Goal – Copy out every line that contains the word "with".

Given information –
[BEGIN]
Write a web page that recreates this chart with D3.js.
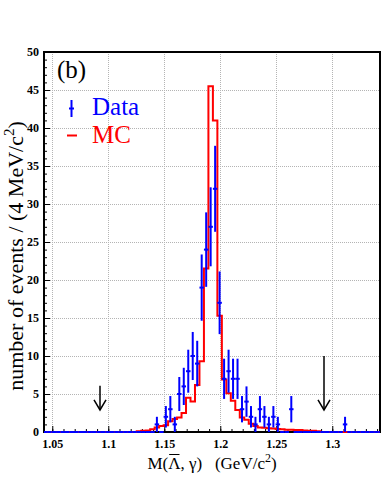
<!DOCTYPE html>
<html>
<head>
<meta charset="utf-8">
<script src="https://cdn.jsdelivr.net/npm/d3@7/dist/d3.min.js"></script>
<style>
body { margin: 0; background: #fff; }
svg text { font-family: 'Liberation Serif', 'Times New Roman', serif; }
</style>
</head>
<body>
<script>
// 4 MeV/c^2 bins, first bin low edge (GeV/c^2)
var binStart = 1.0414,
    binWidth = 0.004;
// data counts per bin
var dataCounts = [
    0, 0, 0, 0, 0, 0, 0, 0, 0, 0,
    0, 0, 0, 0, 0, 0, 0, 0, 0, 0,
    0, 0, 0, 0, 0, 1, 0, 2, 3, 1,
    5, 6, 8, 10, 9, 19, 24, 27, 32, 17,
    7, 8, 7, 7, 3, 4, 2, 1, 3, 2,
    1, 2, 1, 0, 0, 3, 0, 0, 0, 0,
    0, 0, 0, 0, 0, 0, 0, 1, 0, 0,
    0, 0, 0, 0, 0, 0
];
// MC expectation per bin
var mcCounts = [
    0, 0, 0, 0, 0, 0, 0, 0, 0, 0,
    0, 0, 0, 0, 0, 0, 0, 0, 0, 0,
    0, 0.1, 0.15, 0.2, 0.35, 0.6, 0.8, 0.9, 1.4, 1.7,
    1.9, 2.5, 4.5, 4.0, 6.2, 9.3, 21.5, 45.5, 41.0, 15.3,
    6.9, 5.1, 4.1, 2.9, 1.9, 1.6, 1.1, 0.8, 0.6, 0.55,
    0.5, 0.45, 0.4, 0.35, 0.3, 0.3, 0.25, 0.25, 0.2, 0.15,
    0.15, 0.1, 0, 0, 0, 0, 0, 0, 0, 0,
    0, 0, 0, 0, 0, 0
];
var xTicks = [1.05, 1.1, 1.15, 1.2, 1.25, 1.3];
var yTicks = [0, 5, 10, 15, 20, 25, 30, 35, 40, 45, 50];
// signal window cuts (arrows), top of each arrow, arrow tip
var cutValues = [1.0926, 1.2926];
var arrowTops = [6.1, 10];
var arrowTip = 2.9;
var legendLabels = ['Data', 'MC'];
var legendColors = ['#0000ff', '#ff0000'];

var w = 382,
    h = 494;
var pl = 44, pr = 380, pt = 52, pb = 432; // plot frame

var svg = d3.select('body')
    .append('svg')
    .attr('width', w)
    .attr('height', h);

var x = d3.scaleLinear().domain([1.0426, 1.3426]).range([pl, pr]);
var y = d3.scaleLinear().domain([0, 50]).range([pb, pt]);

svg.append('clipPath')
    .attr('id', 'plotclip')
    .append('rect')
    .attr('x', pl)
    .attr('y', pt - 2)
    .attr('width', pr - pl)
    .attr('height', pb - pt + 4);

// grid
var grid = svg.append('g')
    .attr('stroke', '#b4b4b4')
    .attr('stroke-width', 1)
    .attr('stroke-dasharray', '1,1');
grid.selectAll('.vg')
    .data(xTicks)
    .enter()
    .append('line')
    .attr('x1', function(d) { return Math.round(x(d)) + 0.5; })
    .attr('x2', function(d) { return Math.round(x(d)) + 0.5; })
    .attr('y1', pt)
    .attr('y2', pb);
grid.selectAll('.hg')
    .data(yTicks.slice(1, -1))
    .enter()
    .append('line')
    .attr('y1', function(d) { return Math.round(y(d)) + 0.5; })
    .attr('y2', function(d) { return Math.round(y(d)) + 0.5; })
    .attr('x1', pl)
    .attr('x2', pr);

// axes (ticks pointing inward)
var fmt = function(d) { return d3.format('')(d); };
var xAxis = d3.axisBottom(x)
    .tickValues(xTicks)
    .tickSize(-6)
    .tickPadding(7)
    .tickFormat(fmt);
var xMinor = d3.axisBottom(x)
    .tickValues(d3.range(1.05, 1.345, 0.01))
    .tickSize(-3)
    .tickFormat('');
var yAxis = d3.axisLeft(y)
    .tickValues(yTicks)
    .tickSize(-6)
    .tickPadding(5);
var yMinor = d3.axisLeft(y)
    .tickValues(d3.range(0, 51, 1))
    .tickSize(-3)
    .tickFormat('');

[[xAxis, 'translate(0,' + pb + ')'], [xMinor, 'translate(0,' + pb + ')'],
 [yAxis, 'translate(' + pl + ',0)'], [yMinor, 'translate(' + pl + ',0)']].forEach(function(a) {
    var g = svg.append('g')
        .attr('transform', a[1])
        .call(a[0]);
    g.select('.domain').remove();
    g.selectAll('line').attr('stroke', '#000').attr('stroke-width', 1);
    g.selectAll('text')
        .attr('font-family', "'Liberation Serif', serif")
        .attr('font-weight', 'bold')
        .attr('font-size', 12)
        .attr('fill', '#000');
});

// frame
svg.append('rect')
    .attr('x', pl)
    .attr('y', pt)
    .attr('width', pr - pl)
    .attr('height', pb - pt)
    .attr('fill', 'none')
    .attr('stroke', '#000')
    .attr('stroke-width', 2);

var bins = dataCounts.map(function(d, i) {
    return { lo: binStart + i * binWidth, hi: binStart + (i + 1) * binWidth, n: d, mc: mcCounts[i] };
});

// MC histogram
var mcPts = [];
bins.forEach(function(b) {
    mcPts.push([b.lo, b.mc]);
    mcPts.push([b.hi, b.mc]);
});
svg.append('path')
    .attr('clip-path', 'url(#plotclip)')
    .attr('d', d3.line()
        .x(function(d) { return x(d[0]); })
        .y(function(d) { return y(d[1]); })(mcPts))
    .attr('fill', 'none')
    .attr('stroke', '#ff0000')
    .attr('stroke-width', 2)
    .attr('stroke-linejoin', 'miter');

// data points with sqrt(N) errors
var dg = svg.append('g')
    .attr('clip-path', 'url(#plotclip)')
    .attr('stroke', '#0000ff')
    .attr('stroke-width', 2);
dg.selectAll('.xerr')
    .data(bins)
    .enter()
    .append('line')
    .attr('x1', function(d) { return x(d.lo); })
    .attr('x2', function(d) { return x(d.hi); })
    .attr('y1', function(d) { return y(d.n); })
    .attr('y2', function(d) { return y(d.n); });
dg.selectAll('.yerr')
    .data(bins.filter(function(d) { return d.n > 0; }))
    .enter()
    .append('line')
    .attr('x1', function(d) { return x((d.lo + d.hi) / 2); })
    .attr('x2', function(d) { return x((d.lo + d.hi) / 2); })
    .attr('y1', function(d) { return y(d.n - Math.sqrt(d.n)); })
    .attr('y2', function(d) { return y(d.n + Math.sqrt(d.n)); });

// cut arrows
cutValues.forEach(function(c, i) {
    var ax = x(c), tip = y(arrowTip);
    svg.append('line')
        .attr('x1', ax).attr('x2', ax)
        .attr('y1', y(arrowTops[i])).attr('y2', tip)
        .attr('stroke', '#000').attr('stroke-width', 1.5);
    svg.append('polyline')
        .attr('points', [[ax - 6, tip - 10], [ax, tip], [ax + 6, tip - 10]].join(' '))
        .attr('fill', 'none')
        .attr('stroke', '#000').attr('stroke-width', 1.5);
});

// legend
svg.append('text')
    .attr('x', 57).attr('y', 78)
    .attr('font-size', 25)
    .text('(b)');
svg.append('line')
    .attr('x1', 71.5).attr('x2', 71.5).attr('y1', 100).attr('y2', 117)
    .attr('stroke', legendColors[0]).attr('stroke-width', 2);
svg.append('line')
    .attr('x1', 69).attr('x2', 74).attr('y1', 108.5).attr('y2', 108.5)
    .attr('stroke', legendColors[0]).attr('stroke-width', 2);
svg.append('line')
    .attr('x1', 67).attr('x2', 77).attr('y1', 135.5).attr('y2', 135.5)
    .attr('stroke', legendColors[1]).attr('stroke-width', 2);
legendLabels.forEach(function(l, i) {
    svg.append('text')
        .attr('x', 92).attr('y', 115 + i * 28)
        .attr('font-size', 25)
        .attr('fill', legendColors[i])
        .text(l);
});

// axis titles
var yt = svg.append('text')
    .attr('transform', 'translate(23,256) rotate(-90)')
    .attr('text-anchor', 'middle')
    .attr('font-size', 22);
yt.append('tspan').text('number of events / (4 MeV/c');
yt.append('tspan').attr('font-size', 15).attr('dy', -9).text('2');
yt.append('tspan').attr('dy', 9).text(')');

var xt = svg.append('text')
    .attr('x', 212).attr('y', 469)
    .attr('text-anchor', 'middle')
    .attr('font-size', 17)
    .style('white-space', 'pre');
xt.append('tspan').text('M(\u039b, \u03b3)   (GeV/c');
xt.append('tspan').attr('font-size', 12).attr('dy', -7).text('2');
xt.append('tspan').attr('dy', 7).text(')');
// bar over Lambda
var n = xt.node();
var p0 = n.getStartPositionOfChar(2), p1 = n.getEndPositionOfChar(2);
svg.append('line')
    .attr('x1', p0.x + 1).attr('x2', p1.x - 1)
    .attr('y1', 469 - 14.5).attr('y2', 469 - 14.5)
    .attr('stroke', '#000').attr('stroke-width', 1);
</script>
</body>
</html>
[END]
Result –
Write a web page that recreates this chart with D3.js.
// data points with sqrt(N) errors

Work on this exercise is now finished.